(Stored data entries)

——————————

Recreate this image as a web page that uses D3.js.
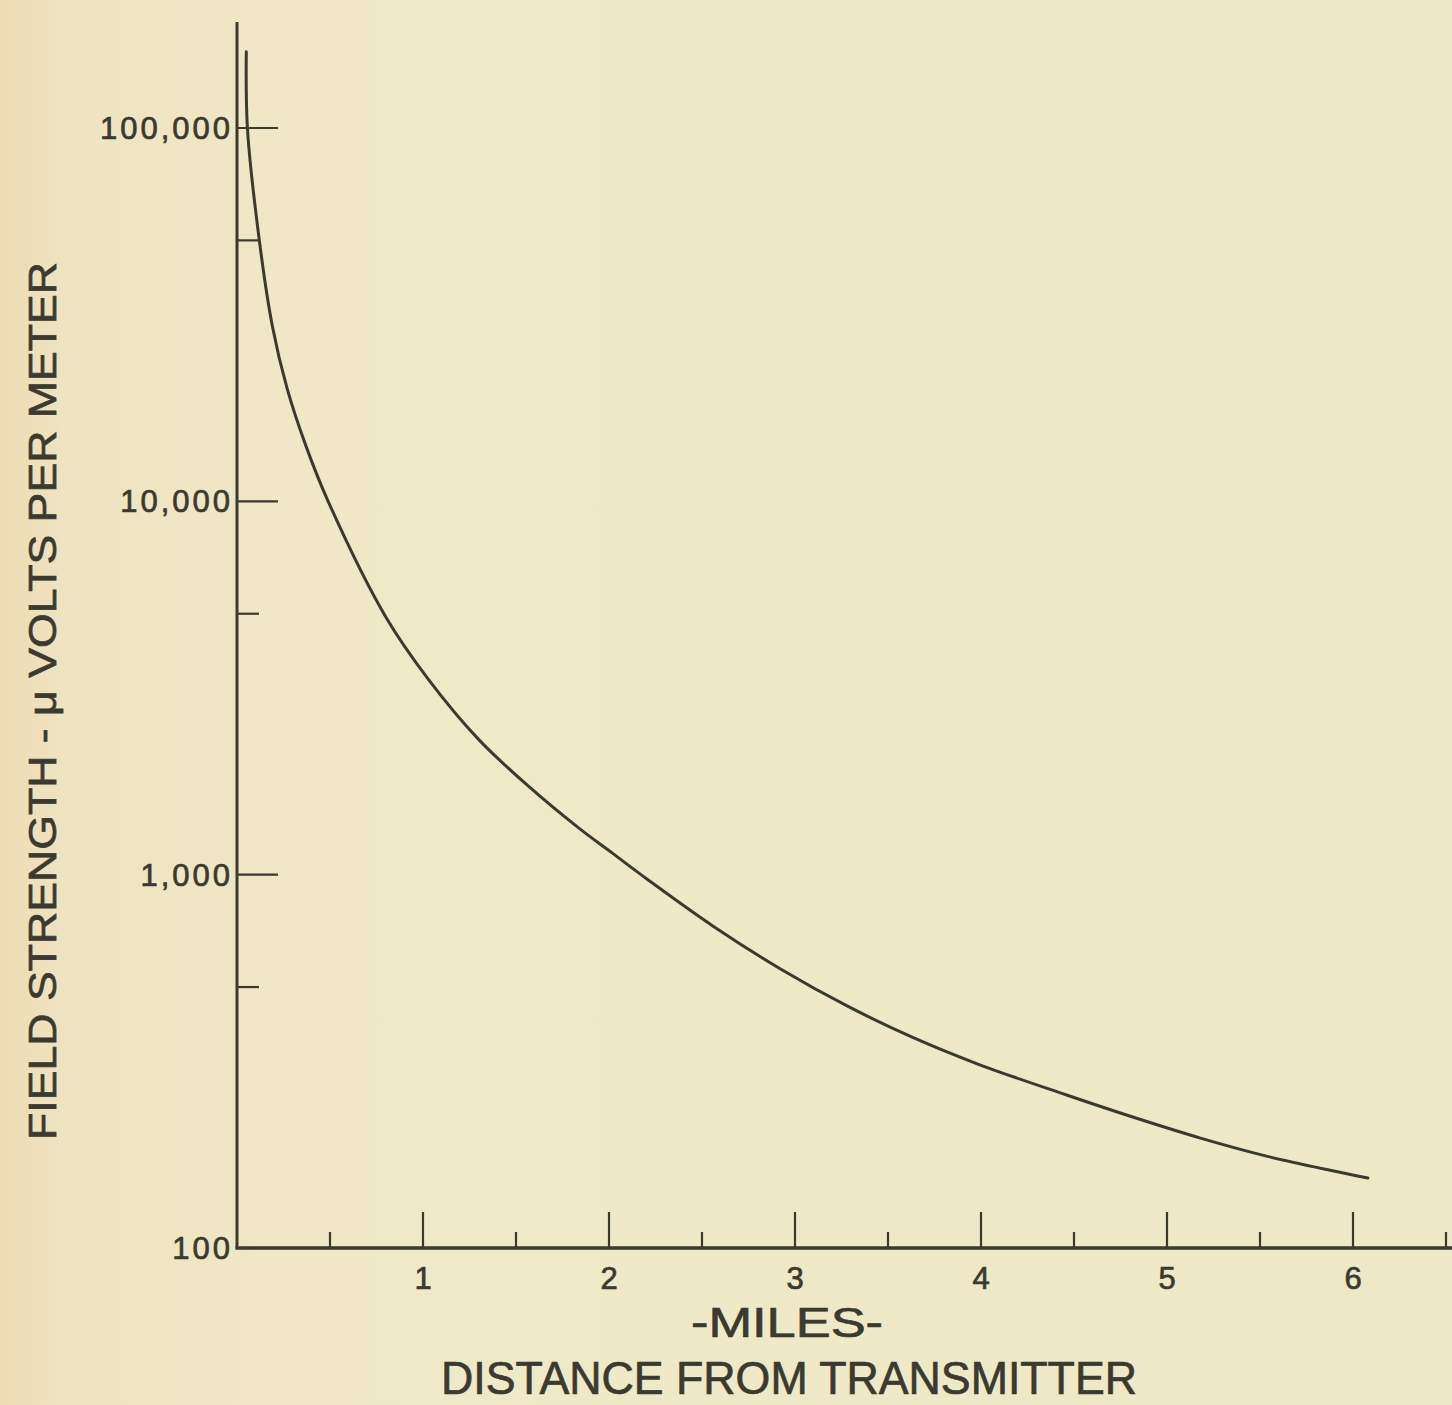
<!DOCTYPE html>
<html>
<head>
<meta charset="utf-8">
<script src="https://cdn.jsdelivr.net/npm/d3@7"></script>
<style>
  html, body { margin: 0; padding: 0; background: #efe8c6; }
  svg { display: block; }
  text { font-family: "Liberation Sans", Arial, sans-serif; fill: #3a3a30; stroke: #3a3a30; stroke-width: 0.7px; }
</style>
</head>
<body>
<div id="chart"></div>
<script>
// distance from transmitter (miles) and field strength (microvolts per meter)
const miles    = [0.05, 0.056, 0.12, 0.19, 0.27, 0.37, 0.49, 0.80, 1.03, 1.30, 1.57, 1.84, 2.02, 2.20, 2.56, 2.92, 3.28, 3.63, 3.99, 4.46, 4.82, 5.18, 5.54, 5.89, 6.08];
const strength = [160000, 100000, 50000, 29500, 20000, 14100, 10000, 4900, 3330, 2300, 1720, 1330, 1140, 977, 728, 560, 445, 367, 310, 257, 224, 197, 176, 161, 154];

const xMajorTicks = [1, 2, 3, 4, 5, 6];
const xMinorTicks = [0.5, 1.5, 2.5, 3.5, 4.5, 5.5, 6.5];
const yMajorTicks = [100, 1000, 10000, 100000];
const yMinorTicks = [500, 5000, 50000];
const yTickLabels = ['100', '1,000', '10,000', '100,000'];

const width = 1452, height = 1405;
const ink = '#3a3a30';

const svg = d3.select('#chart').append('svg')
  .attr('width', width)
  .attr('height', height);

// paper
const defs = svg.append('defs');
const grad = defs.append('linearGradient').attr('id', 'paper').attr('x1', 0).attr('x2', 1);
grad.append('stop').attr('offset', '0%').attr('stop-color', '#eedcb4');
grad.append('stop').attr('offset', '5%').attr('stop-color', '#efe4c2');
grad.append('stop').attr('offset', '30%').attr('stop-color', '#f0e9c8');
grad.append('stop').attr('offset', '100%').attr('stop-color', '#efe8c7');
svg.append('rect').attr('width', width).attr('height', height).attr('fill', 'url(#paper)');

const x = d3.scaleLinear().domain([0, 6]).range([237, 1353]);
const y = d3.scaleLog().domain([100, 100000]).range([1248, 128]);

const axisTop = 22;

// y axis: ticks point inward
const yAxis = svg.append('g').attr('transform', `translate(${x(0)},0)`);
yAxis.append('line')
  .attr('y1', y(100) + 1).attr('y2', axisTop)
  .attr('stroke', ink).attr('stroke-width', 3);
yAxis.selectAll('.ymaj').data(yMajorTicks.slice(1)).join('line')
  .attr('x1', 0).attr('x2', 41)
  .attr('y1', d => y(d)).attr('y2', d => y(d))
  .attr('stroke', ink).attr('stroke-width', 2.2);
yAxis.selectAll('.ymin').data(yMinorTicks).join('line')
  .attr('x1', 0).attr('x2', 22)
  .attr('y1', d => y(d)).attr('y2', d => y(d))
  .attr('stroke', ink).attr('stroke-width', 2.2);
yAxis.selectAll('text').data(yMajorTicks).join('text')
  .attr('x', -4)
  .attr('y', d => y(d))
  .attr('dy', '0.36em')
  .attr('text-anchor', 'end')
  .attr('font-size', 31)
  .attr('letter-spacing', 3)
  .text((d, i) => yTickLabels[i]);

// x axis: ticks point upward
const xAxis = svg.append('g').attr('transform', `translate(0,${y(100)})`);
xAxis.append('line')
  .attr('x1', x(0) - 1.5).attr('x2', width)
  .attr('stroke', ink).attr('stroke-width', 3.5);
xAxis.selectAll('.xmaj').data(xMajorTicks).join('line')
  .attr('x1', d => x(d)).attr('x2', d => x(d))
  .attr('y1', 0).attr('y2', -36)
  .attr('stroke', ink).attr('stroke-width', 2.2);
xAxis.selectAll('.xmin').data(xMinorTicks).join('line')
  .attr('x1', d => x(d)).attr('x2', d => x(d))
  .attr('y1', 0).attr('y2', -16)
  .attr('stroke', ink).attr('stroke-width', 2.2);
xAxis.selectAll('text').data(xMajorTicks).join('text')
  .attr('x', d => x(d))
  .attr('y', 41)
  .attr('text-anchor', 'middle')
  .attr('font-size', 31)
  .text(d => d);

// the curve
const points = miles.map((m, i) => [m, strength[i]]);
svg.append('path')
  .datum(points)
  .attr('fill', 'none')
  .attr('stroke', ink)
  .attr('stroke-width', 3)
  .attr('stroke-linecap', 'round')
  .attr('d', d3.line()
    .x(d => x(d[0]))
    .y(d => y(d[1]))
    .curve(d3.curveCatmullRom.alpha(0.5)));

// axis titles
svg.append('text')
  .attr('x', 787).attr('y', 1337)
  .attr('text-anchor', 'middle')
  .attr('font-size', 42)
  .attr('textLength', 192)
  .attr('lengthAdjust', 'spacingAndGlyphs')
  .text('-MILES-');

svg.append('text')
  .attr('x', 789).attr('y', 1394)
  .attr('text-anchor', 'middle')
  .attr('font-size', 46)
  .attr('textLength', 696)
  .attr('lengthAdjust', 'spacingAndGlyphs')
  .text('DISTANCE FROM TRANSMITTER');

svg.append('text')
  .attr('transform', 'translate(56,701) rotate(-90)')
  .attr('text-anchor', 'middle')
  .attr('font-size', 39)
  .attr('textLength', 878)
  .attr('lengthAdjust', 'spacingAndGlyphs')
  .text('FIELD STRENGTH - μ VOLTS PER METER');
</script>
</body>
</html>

——————————

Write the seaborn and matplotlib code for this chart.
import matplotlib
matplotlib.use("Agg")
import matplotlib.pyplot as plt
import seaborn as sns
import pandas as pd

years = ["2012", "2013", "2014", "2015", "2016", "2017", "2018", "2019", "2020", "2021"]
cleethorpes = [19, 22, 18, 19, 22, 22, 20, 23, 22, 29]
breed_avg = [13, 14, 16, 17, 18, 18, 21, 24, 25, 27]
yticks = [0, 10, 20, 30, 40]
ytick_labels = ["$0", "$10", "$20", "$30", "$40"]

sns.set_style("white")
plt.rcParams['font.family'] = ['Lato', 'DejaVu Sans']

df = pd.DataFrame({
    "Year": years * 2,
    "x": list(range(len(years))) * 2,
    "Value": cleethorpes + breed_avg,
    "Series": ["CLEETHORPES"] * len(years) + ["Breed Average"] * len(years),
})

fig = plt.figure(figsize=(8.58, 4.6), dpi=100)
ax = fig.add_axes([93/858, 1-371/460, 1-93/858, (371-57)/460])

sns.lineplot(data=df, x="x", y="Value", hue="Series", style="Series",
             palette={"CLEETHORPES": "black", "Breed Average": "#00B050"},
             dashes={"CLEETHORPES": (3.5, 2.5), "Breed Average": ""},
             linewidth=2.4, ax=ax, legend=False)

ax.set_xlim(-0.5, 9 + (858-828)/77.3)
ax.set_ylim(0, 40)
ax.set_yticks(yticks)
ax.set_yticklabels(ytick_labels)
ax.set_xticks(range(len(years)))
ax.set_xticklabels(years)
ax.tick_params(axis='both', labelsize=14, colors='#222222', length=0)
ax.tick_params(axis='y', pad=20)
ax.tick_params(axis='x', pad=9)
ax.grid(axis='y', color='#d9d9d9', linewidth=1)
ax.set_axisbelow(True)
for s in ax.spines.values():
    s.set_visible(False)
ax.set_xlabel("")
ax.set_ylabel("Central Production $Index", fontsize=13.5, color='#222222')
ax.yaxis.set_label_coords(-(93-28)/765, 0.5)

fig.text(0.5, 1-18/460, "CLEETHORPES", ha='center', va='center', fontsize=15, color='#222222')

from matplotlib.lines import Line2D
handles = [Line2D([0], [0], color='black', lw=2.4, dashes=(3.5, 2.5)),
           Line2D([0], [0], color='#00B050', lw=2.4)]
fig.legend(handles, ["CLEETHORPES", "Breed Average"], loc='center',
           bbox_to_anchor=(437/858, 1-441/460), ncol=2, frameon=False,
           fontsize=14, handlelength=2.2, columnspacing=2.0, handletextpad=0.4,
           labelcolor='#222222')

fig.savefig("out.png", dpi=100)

——————————

» **WHAT YOU HAVE TO DO**: Extract the run of lines that opens with the line containing "Write the seaborn" and closes with the line containing "ax = fig.add_axes([93/858, 1-371/460, 1-93/858, (371-57)/460])"; reproduce it exactly and add nothing.

» **EXERCISE ANSWER**:
Write the seaborn and matplotlib code for this chart.
import matplotlib
matplotlib.use("Agg")
import matplotlib.pyplot as plt
import seaborn as sns
import pandas as pd

years = ["2012", "2013", "2014", "2015", "2016", "2017", "2018", "2019", "2020", "2021"]
cleethorpes = [19, 22, 18, 19, 22, 22, 20, 23, 22, 29]
breed_avg = [13, 14, 16, 17, 18, 18, 21, 24, 25, 27]
yticks = [0, 10, 20, 30, 40]
ytick_labels = ["$0", "$10", "$20", "$30", "$40"]

sns.set_style("white")
plt.rcParams['font.family'] = ['Lato', 'DejaVu Sans']

df = pd.DataFrame({
    "Year": years * 2,
    "x": list(range(len(years))) * 2,
    "Value": cleethorpes + breed_avg,
    "Series": ["CLEETHORPES"] * len(years) + ["Breed Average"] * len(years),
})

fig = plt.figure(figsize=(8.58, 4.6), dpi=100)
ax = fig.add_axes([93/858, 1-371/460, 1-93/858, (371-57)/460])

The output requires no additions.